UPS is made of stupid (customer experience, rant)
My office doesn't have a suite number, just a street address and "4th floor." Usually, shippers can figure this out. But every now and then, UPS, in its infinite wisdom, decides they need a suite number to continue. And so my stuff gets delayed.
Unfortunately, a lot of merchants don't seem to realize that both company name AND floor number are necessary for packages to get to me, but in this case UPS should have been able to figure it out anyway, simply because there was another package for me in the same batch of packages which actually made it to me.
And of course, whenever I call UPS under situations like this, they claim that they need to hear from the shipper, not from the recipient, because nothing makes things go faster than extra, unnecessary layers of bureaucracy and buck-passing.

Comments
So I called UPS on the phone and they said that this was UPS policy, and no I couldn't correct the package destination, it's the SENDER who has to do that, because of "UPS policy."

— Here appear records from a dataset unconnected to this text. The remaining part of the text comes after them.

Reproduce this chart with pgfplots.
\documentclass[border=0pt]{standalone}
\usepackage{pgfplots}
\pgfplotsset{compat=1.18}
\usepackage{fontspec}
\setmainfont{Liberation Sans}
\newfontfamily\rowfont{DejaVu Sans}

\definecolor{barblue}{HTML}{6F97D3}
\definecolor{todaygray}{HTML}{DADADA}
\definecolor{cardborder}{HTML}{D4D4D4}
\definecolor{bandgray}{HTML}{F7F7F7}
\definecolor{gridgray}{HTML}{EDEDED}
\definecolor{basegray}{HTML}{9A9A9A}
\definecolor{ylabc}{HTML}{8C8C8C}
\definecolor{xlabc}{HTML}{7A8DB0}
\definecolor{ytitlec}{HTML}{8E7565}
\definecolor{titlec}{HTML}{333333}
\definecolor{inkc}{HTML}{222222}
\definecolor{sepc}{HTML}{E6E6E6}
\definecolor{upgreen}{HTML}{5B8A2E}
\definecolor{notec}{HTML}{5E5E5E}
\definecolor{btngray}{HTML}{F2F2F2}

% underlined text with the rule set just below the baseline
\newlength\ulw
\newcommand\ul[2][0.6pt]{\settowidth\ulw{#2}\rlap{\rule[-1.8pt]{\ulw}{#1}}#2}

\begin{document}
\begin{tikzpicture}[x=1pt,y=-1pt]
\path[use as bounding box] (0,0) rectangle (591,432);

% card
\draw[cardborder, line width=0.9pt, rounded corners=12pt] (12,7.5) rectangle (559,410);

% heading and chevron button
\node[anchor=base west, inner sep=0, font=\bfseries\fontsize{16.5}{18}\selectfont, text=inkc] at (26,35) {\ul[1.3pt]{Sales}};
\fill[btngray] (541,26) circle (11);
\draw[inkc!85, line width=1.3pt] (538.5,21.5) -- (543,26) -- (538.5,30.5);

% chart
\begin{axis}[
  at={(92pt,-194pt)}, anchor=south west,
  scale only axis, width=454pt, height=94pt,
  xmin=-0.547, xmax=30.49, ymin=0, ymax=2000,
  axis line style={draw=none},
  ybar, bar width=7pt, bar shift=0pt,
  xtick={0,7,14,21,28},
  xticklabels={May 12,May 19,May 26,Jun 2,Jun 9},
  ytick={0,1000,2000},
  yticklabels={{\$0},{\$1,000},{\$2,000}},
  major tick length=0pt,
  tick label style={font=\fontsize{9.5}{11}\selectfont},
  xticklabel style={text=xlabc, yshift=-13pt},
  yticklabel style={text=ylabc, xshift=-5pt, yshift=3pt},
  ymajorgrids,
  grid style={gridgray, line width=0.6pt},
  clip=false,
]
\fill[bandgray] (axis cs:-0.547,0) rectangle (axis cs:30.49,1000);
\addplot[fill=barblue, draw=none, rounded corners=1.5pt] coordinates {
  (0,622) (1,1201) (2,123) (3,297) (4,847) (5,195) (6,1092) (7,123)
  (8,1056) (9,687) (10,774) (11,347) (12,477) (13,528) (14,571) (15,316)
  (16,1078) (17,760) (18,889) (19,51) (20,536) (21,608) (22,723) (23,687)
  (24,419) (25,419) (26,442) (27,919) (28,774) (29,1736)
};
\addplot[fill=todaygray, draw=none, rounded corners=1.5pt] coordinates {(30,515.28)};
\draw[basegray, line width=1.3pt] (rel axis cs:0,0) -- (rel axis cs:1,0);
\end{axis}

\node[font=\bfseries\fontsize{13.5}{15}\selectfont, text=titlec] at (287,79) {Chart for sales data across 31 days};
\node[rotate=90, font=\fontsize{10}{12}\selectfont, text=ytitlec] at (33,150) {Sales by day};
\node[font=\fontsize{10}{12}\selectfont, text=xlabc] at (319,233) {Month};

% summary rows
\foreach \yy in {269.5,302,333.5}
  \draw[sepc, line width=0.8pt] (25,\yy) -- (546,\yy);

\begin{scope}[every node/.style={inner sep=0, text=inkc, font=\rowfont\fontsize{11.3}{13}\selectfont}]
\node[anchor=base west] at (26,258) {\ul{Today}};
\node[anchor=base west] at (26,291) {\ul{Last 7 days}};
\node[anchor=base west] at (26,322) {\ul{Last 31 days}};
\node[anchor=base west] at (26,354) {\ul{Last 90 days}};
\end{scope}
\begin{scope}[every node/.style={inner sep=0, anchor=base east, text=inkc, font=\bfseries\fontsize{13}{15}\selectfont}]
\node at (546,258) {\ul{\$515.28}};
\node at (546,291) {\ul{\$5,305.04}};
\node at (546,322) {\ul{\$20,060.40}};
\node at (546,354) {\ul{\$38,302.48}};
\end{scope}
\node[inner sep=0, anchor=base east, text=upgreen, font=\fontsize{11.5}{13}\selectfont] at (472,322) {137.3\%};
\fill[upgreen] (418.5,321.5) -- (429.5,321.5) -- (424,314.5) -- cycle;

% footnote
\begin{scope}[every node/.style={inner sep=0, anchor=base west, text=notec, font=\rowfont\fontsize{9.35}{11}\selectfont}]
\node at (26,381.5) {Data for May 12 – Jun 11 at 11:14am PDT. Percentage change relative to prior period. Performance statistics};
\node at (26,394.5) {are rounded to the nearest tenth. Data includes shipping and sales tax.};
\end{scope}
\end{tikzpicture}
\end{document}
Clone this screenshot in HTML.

I explained how stupid that policy is and the customer service agent said she would pass that along to customer service. I also ranted for a bit about how annoying it is that this happens with increasing frequency and how I choose non-UPS shipping options WHENEVER POSSIBLE now, because this is getting goddamn RIDICULOUS.
They were also wondering WTF because they made absolutely sure that my complete address (company name, floor, etc.) was on the shipping label, so the driver must just be a goddamn moron. Which he probably is, because UPS.
-bill
At least Musician's Friend's replacement shipment should be arriving today. We'll see. Sigh.
Sadly, a lot of places are like that. If we actually get an office suite number, that will help a lot.
And still, there is NO excuse for UPS to immediately return-to-sender the original package, especially considering there was another package for me on the VERY SAME TRUCK.
I have talked to two letter carriers about this. One is furious that UPS uses them as a locator service, and refuses to deliver the cards. The other is proud that the post office can find you even when UPS can't and uses this as an opportunity to market the Post Office's superiority to his customer, delivering the cards by hand whenever possible.
Now, MY rant:
UPS walks up my driveway and because my garage is right there (and the front door is a bit farther) they put parcels IN FRONT of my garage door. According to UPS, this is a legitimate drop point because they assume the customer is at work during the day. (Honestly, that's what he said!!) I only work three days each week, so you know what happens next. I am so SICK of running over the packages and cleaning up the mess or trying to fish the smaller boxes out from under my car. If dropping a parcel in front of a garage door is good policy, why not just leave it out in the street so all my neighbors can run it over, too?????